I’m no cut and paste whiz like ol’ Godfrey so bear with me while I crank out some highlight song titles and lyrics.
“What I Want You Can’t Buy Me”
“I’ve Got My Drinking Under Control For The Holidays”
“Peace on Earth? Where?”
“Ballad of the Co-Dependent”
Every Christmas when you got drunk
I told the children you were not drunk
And I said “Tommy, you’re not being bad”
It’s just Christmas makes Mommy mad”
“Carol of Intimacy”
Leave me alone! Please go away!
I’m doing fine! Just get away!
Leave me alone! Please go away!
I’m doing fine! Just get away!
Leave me alone! Please go away!
I’m doing fine! Just get away!
Regarding all of that airplane talk and Stella’s comment about emigration, let me point out that for a local boy like me who has all of his family AND in-laws very close to home Christmas is just as fraught with chilling excitement but I don’t get to leave afterwards!
Adriean and I dream and scheme about taking family trips that just happen to take place over the holidays.

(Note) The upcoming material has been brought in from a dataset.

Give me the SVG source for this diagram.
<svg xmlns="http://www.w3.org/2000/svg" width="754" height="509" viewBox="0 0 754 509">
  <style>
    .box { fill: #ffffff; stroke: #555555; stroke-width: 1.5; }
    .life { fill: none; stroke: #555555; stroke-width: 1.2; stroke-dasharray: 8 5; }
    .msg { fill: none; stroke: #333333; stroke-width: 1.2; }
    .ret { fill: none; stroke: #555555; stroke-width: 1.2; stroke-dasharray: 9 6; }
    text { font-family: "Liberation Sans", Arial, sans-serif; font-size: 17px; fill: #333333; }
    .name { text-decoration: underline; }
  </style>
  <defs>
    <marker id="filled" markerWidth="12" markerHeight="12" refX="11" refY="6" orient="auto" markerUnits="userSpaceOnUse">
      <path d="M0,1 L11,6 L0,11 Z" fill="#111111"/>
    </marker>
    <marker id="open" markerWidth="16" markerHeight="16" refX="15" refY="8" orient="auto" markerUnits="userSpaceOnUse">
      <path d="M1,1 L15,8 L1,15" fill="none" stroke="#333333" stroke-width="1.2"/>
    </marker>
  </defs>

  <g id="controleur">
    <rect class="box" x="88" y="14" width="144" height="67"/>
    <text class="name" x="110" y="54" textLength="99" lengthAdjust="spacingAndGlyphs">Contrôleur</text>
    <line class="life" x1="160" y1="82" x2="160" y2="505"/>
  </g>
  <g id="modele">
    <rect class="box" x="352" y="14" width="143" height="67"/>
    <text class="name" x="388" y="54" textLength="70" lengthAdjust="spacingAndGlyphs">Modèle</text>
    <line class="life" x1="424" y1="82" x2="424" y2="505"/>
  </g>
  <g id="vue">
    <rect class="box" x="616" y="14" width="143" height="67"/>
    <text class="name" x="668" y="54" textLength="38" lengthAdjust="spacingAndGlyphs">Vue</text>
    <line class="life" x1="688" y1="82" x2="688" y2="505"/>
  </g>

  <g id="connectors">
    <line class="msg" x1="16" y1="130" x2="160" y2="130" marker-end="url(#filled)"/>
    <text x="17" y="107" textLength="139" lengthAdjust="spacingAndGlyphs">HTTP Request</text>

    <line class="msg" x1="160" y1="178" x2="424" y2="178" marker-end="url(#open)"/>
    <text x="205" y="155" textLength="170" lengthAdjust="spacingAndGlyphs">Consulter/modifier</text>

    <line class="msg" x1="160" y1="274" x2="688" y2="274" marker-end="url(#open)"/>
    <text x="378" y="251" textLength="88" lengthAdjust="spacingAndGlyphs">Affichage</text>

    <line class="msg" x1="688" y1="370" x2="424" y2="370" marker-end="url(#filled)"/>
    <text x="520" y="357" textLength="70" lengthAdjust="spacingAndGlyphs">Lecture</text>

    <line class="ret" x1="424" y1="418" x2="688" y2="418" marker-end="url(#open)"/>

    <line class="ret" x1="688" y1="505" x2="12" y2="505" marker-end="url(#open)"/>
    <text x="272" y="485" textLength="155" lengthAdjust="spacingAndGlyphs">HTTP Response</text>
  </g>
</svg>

Any East Coasters who are down for the cause desperately need us to visit around, oh, let’s say, the 24th of December?
great post dave–i keep wanting to sing to it…

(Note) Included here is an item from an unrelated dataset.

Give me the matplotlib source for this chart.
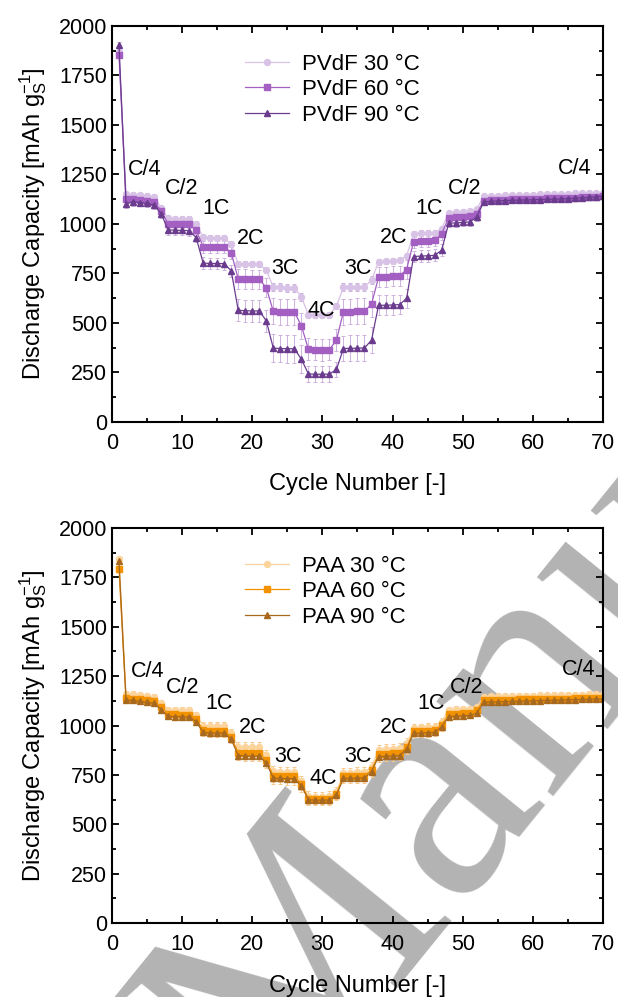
import numpy as np
import matplotlib
matplotlib.use('Agg')
import matplotlib.pyplot as plt
from matplotlib.ticker import MultipleLocator

plt.rcParams['font.family'] = ['Liberation Sans', 'DejaVu Sans']
plt.rcParams['mathtext.fontset'] = 'custom'
plt.rcParams['mathtext.rm'] = 'Liberation Sans'
plt.rcParams['mathtext.it'] = 'Liberation Sans:italic'

cycles = np.arange(1, 71)

# PVdF, discharge capacity per cycle
pvdf_30 = [1870,
           1150, 1148, 1145, 1142, 1138, 1080,
           1028, 1027, 1027, 1026, 998,
           932, 930, 930, 929, 896,
           798, 797, 796, 796, 766,
           680, 679, 678, 678, 631,
           540, 539, 539, 540, 584,
           680, 680, 681, 682, 715,
           808, 810, 812, 815, 838,
           950, 952, 954, 956, 976,
           1055, 1058, 1062, 1065, 1075,
           1140, 1142, 1143, 1144, 1145, 1146, 1147, 1148, 1149,
           1150, 1151, 1152, 1153, 1154, 1155, 1156, 1157, 1158]
pvdf_60 = [1855,
           1128, 1125, 1122, 1118, 1112, 1066,
           1000, 998, 998, 997, 968,
           885, 884, 883, 883, 854,
           722, 720, 719, 719, 678,
           558, 556, 555, 555, 485,
           367, 365, 364, 365, 412,
           556, 557, 558, 558, 594,
           730, 733, 735, 737, 769,
           910, 912, 914, 916, 951,
           1030, 1033, 1036, 1040, 1052,
           1118, 1120, 1122, 1123, 1124, 1125, 1126, 1127, 1128,
           1129, 1130, 1131, 1132, 1133, 1134, 1135, 1137, 1140]
pvdf_90 = [1905,
           1100, 1112, 1108, 1103, 1095, 1052,
           970, 968, 967, 966, 931,
           802, 800, 800, 799, 763,
           563, 561, 560, 560, 510,
           372, 370, 369, 369, 316,
           242, 240, 240, 241, 264,
           370, 371, 372, 373, 412,
           588, 589, 590, 592, 623,
           835, 837, 839, 841, 867,
           1003, 1005, 1007, 1010, 1035,
           1111, 1114, 1116, 1118, 1119, 1120, 1121, 1122, 1123,
           1124, 1125, 1126, 1128, 1130, 1132, 1134, 1137, 1140]

# PAA, discharge capacity per cycle
paa_30 = [1845,
          1160, 1158, 1155, 1150, 1146, 1115,
          1080, 1078, 1078, 1077, 1053,
          1000, 998, 997, 997, 960,
          893, 892, 890, 890, 850,
          768, 766, 765, 765, 720,
          642, 640, 640, 641, 665,
          760, 762, 763, 764, 790,
          878, 880, 882, 884, 910,
          988, 990, 992, 994, 1020,
          1080, 1082, 1084, 1086, 1095,
          1146, 1147, 1148, 1148, 1149, 1150, 1150, 1151, 1152,
          1152, 1153, 1154, 1155, 1156, 1157, 1158, 1159, 1160]
paa_60 = [1790,
          1138, 1135, 1132, 1128, 1124, 1095,
          1058, 1056, 1055, 1055, 1035,
          975, 974, 973, 973, 942,
          862, 860, 859, 859, 825,
          745, 744, 743, 743, 705,
          630, 628, 628, 629, 655,
          742, 744, 745, 746, 775,
          855, 857, 859, 861, 890,
          970, 972, 974, 975, 1005,
          1058, 1060, 1062, 1064, 1078,
          1128, 1129, 1130, 1130, 1131, 1132, 1132, 1133, 1134,
          1134, 1135, 1136, 1136, 1137, 1138, 1138, 1139, 1140]
paa_90 = [1832,
          1128, 1127, 1122, 1118, 1112, 1081,
          1046, 1045, 1044, 1044, 1019,
          965, 963, 962, 962, 930,
          848, 846, 845, 845, 810,
          734, 732, 731, 731, 694,
          624, 622, 622, 623, 648,
          732, 733, 734, 735, 766,
          842, 844, 846, 848, 880,
          960, 962, 964, 965, 994,
          1045, 1047, 1049, 1051, 1062,
          1118, 1119, 1120, 1121, 1122, 1123, 1124, 1125, 1126,
          1127, 1128, 1129, 1130, 1131, 1132, 1133, 1134, 1135]

# error bars, one value per rate step
block_len = [1, 6, 5, 5, 5, 5, 5, 5, 5, 5, 5, 18]
pvdf_30_err = [10, 12, 15, 15, 15, 20, 15, 20, 15, 15, 12, 10]
pvdf_60_err = [15, 15, 20, 30, 50, 65, 55, 65, 50, 30, 20, 12]
pvdf_90_err = [15, 20, 25, 30, 55, 70, 40, 65, 50, 30, 20, 12]
paa_30_err = [10, 15, 15, 20, 25, 25, 25, 25, 25, 20, 15, 15]
paa_60_err = [10, 15, 15, 20, 25, 30, 25, 25, 25, 20, 15, 15]
paa_90_err = [10, 15, 15, 20, 25, 30, 25, 25, 25, 20, 15, 15]

# rate labels: text, cycle, capacity
pvdf_rates = [('C/4', 4.7, 1275), ('C/2', 9.9, 1180), ('1C', 14.8, 1080),
              ('2C', 19.8, 925), ('3C', 24.7, 775), ('4C', 29.8, 560),
              ('3C', 35.0, 775), ('2C', 40.2, 930), ('1C', 45.2, 1080),
              ('C/2', 50.3, 1180), ('C/4', 65.9, 1280)]
paa_rates = [('C/4', 5.1, 1275), ('C/2', 10.1, 1195), ('1C', 15.2, 1112),
             ('2C', 20.1, 992), ('3C', 25.1, 845), ('4C', 30.1, 730),
             ('3C', 35.1, 845), ('2C', 40.2, 992), ('1C', 45.5, 1112),
             ('C/2', 50.5, 1195), ('C/4', 66.5, 1282)]

pvdf_colors = ['#d8c2e6', '#a35fc1', '#6b3c8e']
pvdf_err_color = '#cdb2de'
paa_colors = ['#fcd49c', '#f39200', '#a8691e']
paa_err_color = '#f9c98a'
markers = ['o', 's', '^']
temps = ['30 °C', '60 °C', '90 °C']

fig = plt.figure(figsize=(6.18, 9.97), dpi=100)
fig.patch.set_facecolor('white')

# grey watermark behind the plots
fig.text(0.44, -0.135, 'Manuscript', rotation=51, rotation_mode='anchor',
         fontsize=235, color='#b3b3b3', family='Liberation Serif',
         ha='left', va='baseline', zorder=-5)

ax1 = fig.add_axes([0.1812, 0.577, 0.7945, 0.3969])
ax2 = fig.add_axes([0.1812, 0.0742, 0.7945, 0.3962])


def draw_panel(ax, name, series, errs, colors, err_color, rates):
    ax.set_facecolor('none')
    for vals, err, col, mk, t in zip(series, errs, colors, markers, temps):
        e = np.repeat(err, block_len)
        ax.errorbar(cycles, vals, yerr=e, fmt='none', ecolor=err_color,
                    elinewidth=0.7, capsize=1.5, capthick=0.7, zorder=1)
        ax.plot(cycles, vals, color=col, marker=mk, markersize=4.3,
                linewidth=0.9, label=f'{name} {t}', zorder=2)
    for txt, x, y in rates:
        ax.text(x, y, txt, fontsize=15.5, ha='center', va='center')
    ax.set_xlim(0, 70)
    ax.set_ylim(0, 2000)
    ax.xaxis.set_major_locator(MultipleLocator(10))
    ax.xaxis.set_minor_locator(MultipleLocator(5))
    ax.yaxis.set_major_locator(MultipleLocator(250))
    ax.yaxis.set_minor_locator(MultipleLocator(125))
    ax.tick_params(which='both', direction='in', top=True, right=True,
                   width=1.3, labelsize=15.5)
    ax.tick_params(which='major', length=5)
    ax.tick_params(which='minor', length=3)
    ax.tick_params(axis='x', pad=8)
    for s in ax.spines.values():
        s.set_linewidth(1.5)
    ax.set_xlabel('Cycle Number [-]', fontsize=17, labelpad=14)
    ax.set_ylabel(r'Discharge Capacity [mAh g$_\mathrm{S}^{-1}$]',
                  fontsize=17, labelpad=7)
    ax.legend(loc='upper left', bbox_to_anchor=(0.27, 0.93), frameon=False,
              fontsize=16, handlelength=2.0, handletextpad=0.6,
              labelspacing=0.2, borderpad=0, borderaxespad=0)


draw_panel(ax1, 'PVdF', [pvdf_30, pvdf_60, pvdf_90],
           [pvdf_30_err, pvdf_60_err, pvdf_90_err],
           pvdf_colors, pvdf_err_color, pvdf_rates)
draw_panel(ax2, 'PAA', [paa_30, paa_60, paa_90],
           [paa_30_err, paa_60_err, paa_90_err],
           paa_colors, paa_err_color, paa_rates)

fig.savefig('out.png', dpi=100)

We’ve had this conversation before, and I realize that I’m ten years into the excuse that we can’t possibly travel at the holidays with two children (especially when the second one is big enough to require the *fourth* ticket), but I really believe there has to come a time in a person’s life when you say, “Mother, I’m 30+ years old. I have other ways to spend my holiday. If you’d like to come visit me in New York next spring I’d be delighted.”
For whatever reason (re: congenital frugality, appropriate to the semi-impoversihment of having several children) my parents never really expected people to fork out money they didn’t have to travel for the holidays, and I’m grateful. For one thing, it’s allowed me to build holiday traditions with friends — the Thanksgiving bash inaugurated by Mark and Pandora and then extended to gargantuan proportions by Karen and taken up and down the coast by people like Bacon and Andrea — which have come to be pretty meaningful to me. It’s not the idea of spending holidays with family that bothers me so much; it’s the idea that people don’t feel like they have a choice in the matter.

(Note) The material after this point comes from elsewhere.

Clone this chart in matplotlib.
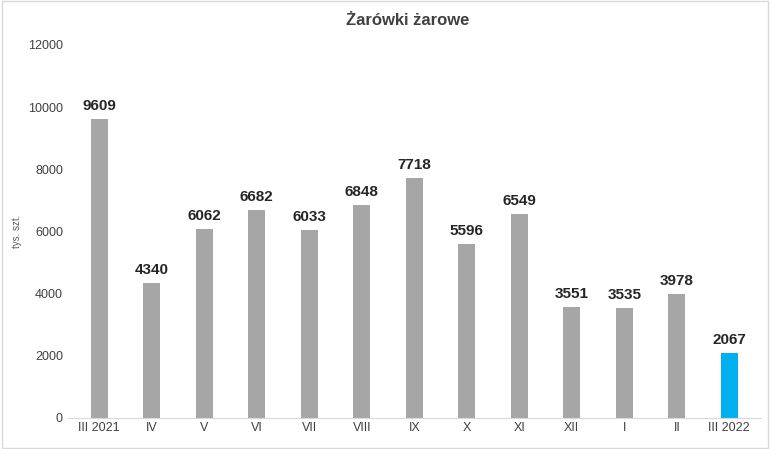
import matplotlib
matplotlib.use("Agg")
import matplotlib.pyplot as plt

categories = ["III 2021","IV","V","VI","VII","VIII","IX","X","XI","XII","I","II","III 2022"]
values = [9609,4340,6062,6682,6033,6848,7718,5596,6549,3551,3535,3978,2067]
colors = ["#a6a6a6"]*12 + ["#00b0f0"]

plt.rcParams['font.family'] = ['Liberation Sans', 'DejaVu Sans']
fig = plt.figure(figsize=(7.7,4.49), dpi=100)
ax = fig.add_axes([0.088, 0.07, 0.9, 0.83])
x = range(len(categories))
ax.bar(x, values, width=0.33, color=colors)
for i, v in zip(x, values):
    ax.text(i, v+200, str(v), ha='center', va='bottom', fontsize=11, fontweight='bold', color='#262626', fontstretch='condensed')
ax.set_xticks(list(x))
ax.set_xticklabels(categories, fontsize=9, color='#404040')
ax.set_ylim(0, 12000)
ax.set_xlim(-0.6, 12.6)
ax.set_yticks(range(0, 12001, 2000))
ax.tick_params(axis='y', labelsize=9, colors='#404040', length=0)
ax.tick_params(axis='x', length=0)
for s in ['top','right','left']:
    ax.spines[s].set_visible(False)
ax.spines['bottom'].set_color('#d9d9d9')
ax.set_ylabel('tys. szt.', fontsize=7, color='#595959')
fig.text(0.53, 0.955, 'Żarówki żarowe', ha='center', va='center', fontsize=12, fontweight='bold', color='#404040')
fig.patches.append(plt.Rectangle((0.002,0.002),0.996,0.996, transform=fig.transFigure, fill=False, edgecolor='#d9d9d9'))
fig.savefig('out.png')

Stand up for your rights, young man! We’d love to see you Christmas day. If they really want to give you those CDs they can put them in the mail with a nice card and some much needed moolah.
As one who checked out of the family holiday nightmare scene long ago, recreating it on a more humane level (thanks for the props Bryan) and now feeling stranded in a suburban wasteland once again without the interesting cast, I relate to every part of this post. Except of course the consumption. I like consumption, especially with gravy. Once again, your range amazes me.
I once loved a girl with consumption, but then it killed her.
Mmm, tuberculosis and gravy. Isn’t that a Beck song?
That Beck, all that and now stickers! He thinks of everything, I think I’ll go buy a CD right now, driving the economy with music. cough, cough.